Published:Friday | January 6, 2017 | 12:16 AMLaurie Foster
Elaine Thompson grits her teeth and finds something extra to outlast her great rival, the Netherlands’ Dafne Schippers, and win the women’s 200m final at the Olympic Games in Rio de Janeiro, Brazil.

This week, Foster’s Fairplay is trapped in a reflective mode, looking at the sporting achievements that commanded most attention during the year past. This columnist does not claim, as was the case in formative years, to have a keen eye on all the games that people play in this talent-blessed country.

There is no intention to ignore or discriminate against performances that are worthy of recognition and mention. It is simply a matter of where the interest is most compelling. As such, the spotlight will be on cricket, netball and, of course, track and field.

At the Rio Olympics, the main act was whether the already-legendary Usain Bolt would complete the unprecedented treble of triple gold medals in the sprinting events in what was to be his fourth visit to the accepted Greatest Show on Earth. He had global exposure at this level, starting with Athens 2004, but the road to fame and fortune came with Beijing (2008) and London (2012).

Side acts would include sprinting queen Shelly-Ann Fraser-Pryce attempting her own triple, having taken gold in the 100m at the two previous stagings. As great an achievement that both would be, the clash between Elaine Thompson and Dafne Schippers over 200m took centre stage in this corner.

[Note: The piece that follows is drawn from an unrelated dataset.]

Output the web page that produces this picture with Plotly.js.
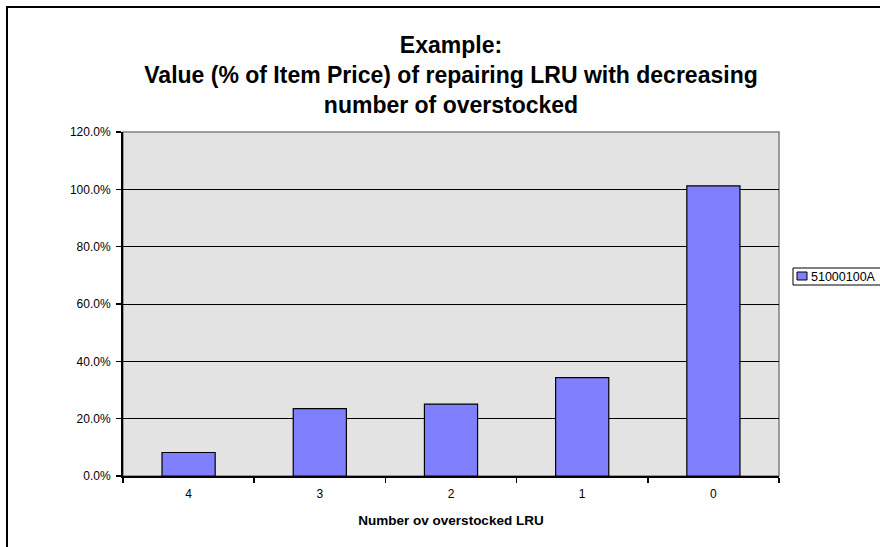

Despite outstanding times (10.92 and 10.84) in the shorter sprint as the Beijing World Championships approached in the previous year, Thompson was denied the chance to flex her muscles and match strides with the other leading contenders, including Fraser-Pryce and the Dutchwoman. It was publicly felt, with much disgust, that it was a move by Thompson’s handlers to keep her away from her Jamaican teammate, who eventually won. Foster’s Fairplay held the view that her proven visionary MVP coach had ideas of a 21.6 clocking in the 200m, thought by many to be highly improbable. What was also mentioned as part of the agenda, since the apparent plan was for her to compete in a single individual event, was this: Why get only a gold and a silver in the 100m and not two gold medals, as a Thompson win over the longer race was envisaged. She did in fact achieve the expected time, but was beaten to the line by the rampaging Schippers.

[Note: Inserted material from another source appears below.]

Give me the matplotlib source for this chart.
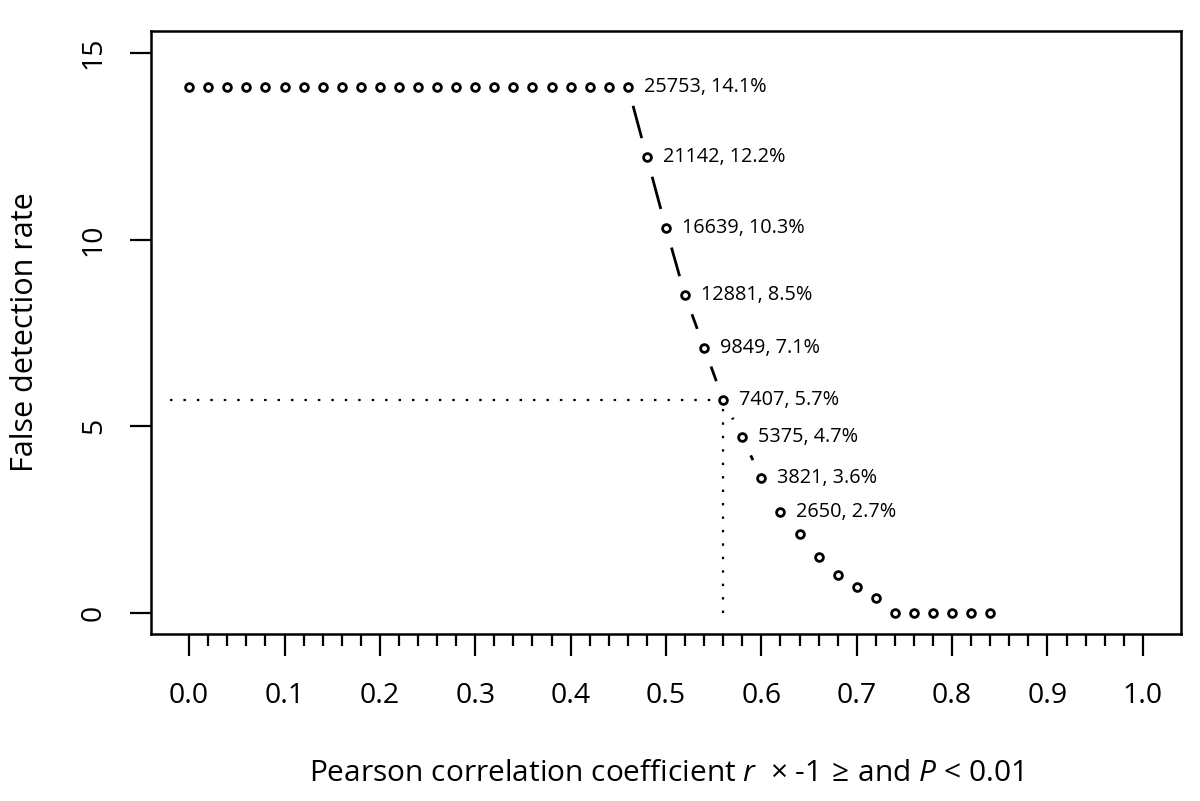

All that intrigue gave rise to the anticipation of Rio gold, as anyone close to the sport would know that coach Stephen Francis would engineer some of his magic to have her better her chief rival, who had taken the Beijing title. That win was, for this columnist, the track and field highlight of 2016.

As mentioned in an earlier column, Jamaica’s cricket seems to be poised on a pleasant path. This is in reference to some emerging talent in the batting department. As someone who has witnessed talent come and go over the last 60 years, this columnist is extremely gratified at this development. Opener John Campbell and another bright prospect in Brandon King appear destined for transition to the international level. However, an appetite for bigger scores must be cultivated and maintained.

Given his long-standing desire to give something back to the game that made him famous, it is suggested by Foster’s Fairplay that someone like the retired former Jamaican and West Indies stroke player, the classy Lawrence Rowe, be consulted along these lines. It is an avenue worthy of consideration in order to enhance the abilities of the nation’s batsmen. Jamaica’s netballers, the Sunshine Girls, bouncing back from sad tales of a wretched New Zealand tour, provided another high point of the year. More could be said on the negative side, but savouring an outstanding 2-1 away series victory against England’s Roses is that on which focus is placed. It warmed the hearts of the fans who were justified in thinking that the performances up to then were not worth the energy and enthusiasm that were afforded them.

There were other sports, although dear to the hearts of our people, that have escaped mention. The administrators know why. This is a call to the stakeholders to tend to the wounds post-haste, and avoid permanent scars that will be a discredit to the efforts that have been expended.

Jamaica needs to shine on all sporting fronts.